[Records with drawing code]
• • • • • • •
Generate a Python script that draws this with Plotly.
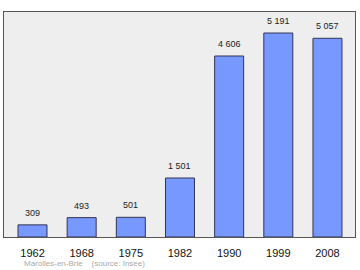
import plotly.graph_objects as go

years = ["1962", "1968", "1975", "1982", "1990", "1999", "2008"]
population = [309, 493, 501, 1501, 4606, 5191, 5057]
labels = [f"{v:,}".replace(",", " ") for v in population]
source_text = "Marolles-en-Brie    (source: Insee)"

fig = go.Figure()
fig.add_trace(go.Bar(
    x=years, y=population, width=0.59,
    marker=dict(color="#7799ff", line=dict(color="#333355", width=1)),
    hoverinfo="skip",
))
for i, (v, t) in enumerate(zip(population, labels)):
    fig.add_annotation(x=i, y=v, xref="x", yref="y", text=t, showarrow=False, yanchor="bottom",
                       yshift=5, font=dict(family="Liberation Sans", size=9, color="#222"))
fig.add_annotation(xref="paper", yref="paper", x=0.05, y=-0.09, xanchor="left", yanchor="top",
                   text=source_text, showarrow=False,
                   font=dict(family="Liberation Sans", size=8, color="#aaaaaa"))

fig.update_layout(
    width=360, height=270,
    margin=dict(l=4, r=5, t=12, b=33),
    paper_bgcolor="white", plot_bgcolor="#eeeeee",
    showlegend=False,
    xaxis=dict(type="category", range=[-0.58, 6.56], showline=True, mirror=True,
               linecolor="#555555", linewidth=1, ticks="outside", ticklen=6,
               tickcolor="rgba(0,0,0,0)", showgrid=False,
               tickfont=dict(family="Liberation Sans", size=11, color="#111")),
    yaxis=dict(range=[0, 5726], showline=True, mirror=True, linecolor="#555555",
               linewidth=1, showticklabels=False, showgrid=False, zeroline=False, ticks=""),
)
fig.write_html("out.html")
• • • • • • •
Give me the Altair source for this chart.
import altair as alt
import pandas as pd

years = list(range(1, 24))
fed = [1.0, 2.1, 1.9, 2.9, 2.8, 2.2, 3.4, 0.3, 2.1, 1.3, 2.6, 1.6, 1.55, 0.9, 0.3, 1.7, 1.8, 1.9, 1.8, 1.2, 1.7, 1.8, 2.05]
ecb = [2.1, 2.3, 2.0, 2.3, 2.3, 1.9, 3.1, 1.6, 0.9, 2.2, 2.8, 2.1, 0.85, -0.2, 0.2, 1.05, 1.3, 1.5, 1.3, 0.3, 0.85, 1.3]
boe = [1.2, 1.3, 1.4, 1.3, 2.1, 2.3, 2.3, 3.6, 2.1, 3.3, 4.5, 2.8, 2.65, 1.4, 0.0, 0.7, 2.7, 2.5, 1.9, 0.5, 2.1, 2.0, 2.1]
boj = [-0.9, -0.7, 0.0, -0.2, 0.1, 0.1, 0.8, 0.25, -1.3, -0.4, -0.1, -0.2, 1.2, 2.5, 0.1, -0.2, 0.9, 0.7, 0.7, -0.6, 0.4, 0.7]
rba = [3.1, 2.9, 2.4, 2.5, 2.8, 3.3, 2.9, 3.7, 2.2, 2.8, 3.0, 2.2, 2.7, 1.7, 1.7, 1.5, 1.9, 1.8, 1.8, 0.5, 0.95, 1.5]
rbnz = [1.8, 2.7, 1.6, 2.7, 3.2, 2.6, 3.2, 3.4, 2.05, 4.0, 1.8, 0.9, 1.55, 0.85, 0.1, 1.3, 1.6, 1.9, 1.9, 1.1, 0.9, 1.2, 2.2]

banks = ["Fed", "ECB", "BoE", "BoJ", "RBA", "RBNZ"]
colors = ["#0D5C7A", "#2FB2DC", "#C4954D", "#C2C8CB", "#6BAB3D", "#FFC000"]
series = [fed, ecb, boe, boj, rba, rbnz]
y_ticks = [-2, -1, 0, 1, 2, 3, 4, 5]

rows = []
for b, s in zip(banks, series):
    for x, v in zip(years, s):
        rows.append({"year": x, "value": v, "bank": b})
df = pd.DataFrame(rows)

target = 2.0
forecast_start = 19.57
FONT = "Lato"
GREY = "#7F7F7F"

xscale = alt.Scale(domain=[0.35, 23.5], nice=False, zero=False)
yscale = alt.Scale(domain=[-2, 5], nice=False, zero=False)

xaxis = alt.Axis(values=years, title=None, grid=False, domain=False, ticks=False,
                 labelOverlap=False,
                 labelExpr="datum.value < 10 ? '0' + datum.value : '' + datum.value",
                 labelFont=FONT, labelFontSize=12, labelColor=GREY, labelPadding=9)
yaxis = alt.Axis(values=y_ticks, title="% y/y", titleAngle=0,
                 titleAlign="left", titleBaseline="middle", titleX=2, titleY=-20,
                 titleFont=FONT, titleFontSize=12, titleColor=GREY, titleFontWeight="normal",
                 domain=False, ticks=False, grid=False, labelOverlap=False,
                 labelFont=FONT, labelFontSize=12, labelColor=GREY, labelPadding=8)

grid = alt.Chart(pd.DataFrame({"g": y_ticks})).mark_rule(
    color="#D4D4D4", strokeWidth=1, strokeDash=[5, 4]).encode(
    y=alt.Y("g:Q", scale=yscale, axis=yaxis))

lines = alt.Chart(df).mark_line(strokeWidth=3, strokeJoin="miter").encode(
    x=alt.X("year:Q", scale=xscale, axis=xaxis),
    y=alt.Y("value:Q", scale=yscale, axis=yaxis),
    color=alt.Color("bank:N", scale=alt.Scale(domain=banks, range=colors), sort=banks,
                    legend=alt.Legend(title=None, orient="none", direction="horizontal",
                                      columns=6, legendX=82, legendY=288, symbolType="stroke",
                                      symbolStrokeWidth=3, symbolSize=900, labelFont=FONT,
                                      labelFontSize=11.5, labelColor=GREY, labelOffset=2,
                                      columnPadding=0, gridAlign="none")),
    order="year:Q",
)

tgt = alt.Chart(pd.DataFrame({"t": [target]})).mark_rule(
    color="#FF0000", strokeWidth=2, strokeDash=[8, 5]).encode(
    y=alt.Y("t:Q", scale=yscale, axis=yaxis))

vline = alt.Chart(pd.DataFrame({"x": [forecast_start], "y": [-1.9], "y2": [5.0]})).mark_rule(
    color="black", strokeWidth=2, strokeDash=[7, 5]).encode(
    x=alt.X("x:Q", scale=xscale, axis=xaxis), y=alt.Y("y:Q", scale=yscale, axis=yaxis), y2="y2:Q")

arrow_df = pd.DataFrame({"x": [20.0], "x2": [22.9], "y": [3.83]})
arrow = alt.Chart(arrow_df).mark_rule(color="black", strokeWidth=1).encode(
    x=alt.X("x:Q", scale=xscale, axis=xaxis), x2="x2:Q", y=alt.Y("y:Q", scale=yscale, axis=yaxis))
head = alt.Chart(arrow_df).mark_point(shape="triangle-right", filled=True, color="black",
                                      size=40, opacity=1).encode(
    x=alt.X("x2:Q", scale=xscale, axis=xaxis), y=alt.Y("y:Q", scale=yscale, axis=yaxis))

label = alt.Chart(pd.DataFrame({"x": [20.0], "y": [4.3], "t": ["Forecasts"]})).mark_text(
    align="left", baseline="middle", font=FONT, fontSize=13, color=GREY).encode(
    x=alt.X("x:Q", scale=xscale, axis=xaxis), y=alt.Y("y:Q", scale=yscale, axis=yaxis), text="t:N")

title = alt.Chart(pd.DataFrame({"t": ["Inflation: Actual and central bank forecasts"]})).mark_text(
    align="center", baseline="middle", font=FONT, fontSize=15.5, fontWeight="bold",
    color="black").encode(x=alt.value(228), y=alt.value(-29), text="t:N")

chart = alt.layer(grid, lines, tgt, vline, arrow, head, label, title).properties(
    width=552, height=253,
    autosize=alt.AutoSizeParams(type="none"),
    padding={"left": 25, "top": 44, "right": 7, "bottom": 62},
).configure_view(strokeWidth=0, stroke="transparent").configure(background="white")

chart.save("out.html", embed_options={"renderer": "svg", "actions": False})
• • • • • • •
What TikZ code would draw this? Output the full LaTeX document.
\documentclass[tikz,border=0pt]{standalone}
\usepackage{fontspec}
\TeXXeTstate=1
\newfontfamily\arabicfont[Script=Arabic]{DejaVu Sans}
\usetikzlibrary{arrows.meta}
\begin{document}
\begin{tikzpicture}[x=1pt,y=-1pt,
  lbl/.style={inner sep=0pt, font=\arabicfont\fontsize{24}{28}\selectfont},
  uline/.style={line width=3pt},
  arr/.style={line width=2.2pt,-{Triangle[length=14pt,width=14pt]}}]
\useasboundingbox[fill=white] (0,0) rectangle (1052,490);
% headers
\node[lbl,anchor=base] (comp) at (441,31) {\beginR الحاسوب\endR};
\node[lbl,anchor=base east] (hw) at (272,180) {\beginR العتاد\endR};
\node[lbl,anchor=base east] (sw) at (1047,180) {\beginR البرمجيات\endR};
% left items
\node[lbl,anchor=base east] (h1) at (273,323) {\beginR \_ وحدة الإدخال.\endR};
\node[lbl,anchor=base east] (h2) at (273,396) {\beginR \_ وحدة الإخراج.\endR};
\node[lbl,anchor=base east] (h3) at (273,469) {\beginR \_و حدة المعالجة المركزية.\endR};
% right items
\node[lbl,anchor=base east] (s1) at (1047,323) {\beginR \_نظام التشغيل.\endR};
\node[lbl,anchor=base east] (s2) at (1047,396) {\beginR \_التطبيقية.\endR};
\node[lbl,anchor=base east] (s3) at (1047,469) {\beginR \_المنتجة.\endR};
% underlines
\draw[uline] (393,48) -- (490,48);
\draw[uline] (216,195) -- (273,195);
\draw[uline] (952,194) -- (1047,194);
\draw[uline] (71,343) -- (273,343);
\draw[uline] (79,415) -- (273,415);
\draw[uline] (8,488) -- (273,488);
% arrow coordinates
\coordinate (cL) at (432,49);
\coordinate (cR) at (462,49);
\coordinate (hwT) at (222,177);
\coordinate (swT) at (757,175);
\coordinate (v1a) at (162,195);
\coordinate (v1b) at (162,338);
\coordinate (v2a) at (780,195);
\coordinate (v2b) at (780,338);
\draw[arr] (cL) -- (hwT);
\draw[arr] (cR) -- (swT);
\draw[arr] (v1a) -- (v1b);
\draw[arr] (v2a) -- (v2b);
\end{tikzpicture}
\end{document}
• • • • • • •
Output nothing except the lines from the one containing "Generate a Python" through the one containing "import plotly.graph_objects as go", both kept, with the pictures removed.

Generate a Python script that draws this with Plotly.
import plotly.graph_objects as go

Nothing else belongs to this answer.